Until now, it was ambiguous as to whether this restriction applied to Ukrainian weapons as well. In some ways, it was an abstract limitation, as the Ukrainians had few, if any, munitions with the range to strike deep inside Russia. However, Ukraine recently modified some of its own Soviet-era drones to travel such long distances. One of the bases they hit was 300 miles from Ukraine’s border. Once that task was done, they fired two of them. And then the next day, they fired one more at another base.

And so Ukraine has declared the ambiguity to be resolved: The West may have barred Ukraine from striking Russian territory with Western weapons, but it did not bar them from doing so with their own weapons.

In one sense, the Ukrainian air strikes were symbolic. Damaging an air base has very little effect on a war. In April 2017, after Syrian President Bashar al-Assad used chemical weapons against his own people, then-President Trump launched 59 cruise missiles against a Syrian air base. Within 24 hours, Syrian pilots took off from the same air base and dropped more bombs (though this time conventional ones) on more civilians.

Still, the symbolism is potent in one tangible sense: it revealed Russia as even more vulnerable than many—in Russia, Ukraine, and the rest of the world—have assumed. The air bases that were hit were homes to some of Russia’s Tupelev-160 and Tupelev-95 strategic nuclear bombers. (Some of these bombers have been used to fire conventionally-armed cruise missiles against Ukraine.) One would think such bases would be particularly secure.
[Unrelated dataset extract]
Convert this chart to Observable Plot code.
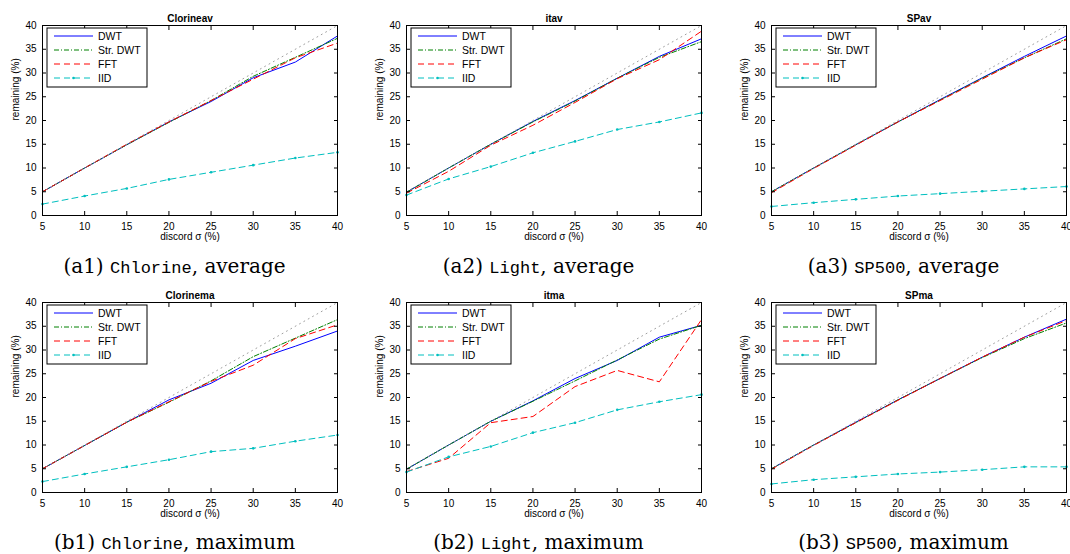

Just last week, Northrop Grumman and the U.S. Air Force rolled out their new B-21 bomber, a highly sophisticated stealth aircraft—estimated to cost $750 million each—that is said to be needed because Russian and Chinese air defenses could shoot down our older (though still quite sophisticated) bombers. And yet, a slow, low-flying Soviet-era drone managed to fly 300 miles into Russian territory and damage two Russian bombers on two of its most vital military bases. (Some new questions ought now to be asked about the need for the B-21 as well.)

Putin couldn’t very well sit back and do nothing in the face of such embarrassment—and he didn’t. Immediately after the strike on two of his bases, he unleashed another wave of attacks on Ukraine’s energy grid. But this wasn’t qualitatively different from what he’d been doing already. If he doesn’t do something else—either dramatically step up the volume of attacks or punish Ukraine in some other way—he will essentially be telling Ukraine that it can go ahead and hit more targets (at least military targets) inside Russia. The risk here is that Russian citizens will then feel something that they haven’t yet felt in the 9 and a half months of this war: personal vulnerability. (One of the air bases Ukraine hit on Monday was just 100 miles away from Moscow.)
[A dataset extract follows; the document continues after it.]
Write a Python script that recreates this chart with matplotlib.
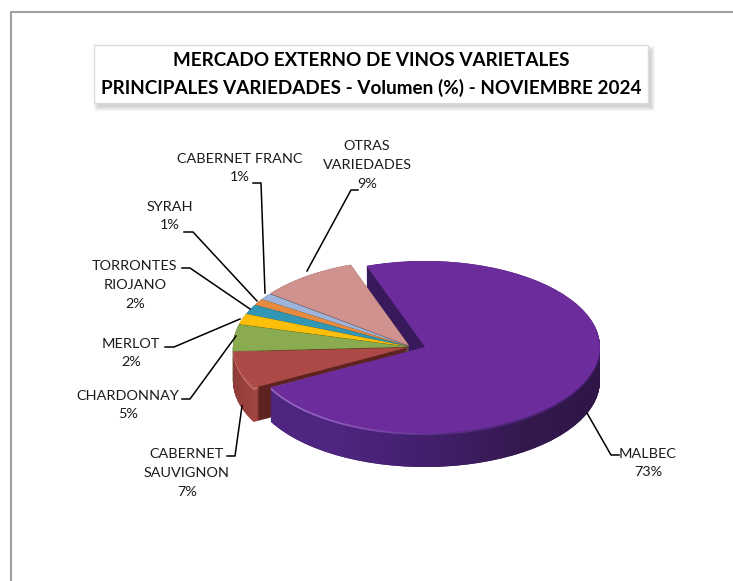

This isn’t the first time that the Ukrainians have damaged targets inside Russia—or on territory that Putin considers to be Russia. Ukraine has launched drone strikes against targets in Crimea, which Putin annexed in 2014. Fighting continues in the four districts that Putin formally (but in no way meaningfully) annexed in September, including Kherson and the Donbas region. There have also been several mysterious fires or explosions at chemical plants and other facilities inside Russia; Ukrainian saboteurs are thought to be responsible.

Still, a direct, undeniable air strike against a target on indisputably Russian territory—that crosses a line. The question is whether Putin considers it a red line—and, if so, what he does about it. He may do nothing (beyond doing more of what he’s been doing already). He may do something drastic, though it’s hard to say just what that might be. Attacking, say, a weapons depot or training site in Poland seems unlikely; that would be an attack on a NATO member, which could prompt direct NATO involvement in the war, which would be to Russia’s severe disadvantage. Escalating to chemical or nuclear weapons seems absurdly disproportionate as well.

Putin may just have to eat it; he may have to accept that Russia itself has now been drawn into his war. Will he pay a price for that, politically? Will he step up the war, against all military reason, to avoid paying a price? Zelensky may have crossed the line and fired a drone into Russia, at least in part, to force Putin into this position—either of having to accept Russia’s military vulnerability (which could trigger Putin’s own political vulnerability) or having to escalate the war (which could bring the U.S. and NATO to engage in it more directly).

Whatever happens, the calculations of war and peace in Ukraine just got at least a little bit more complicated.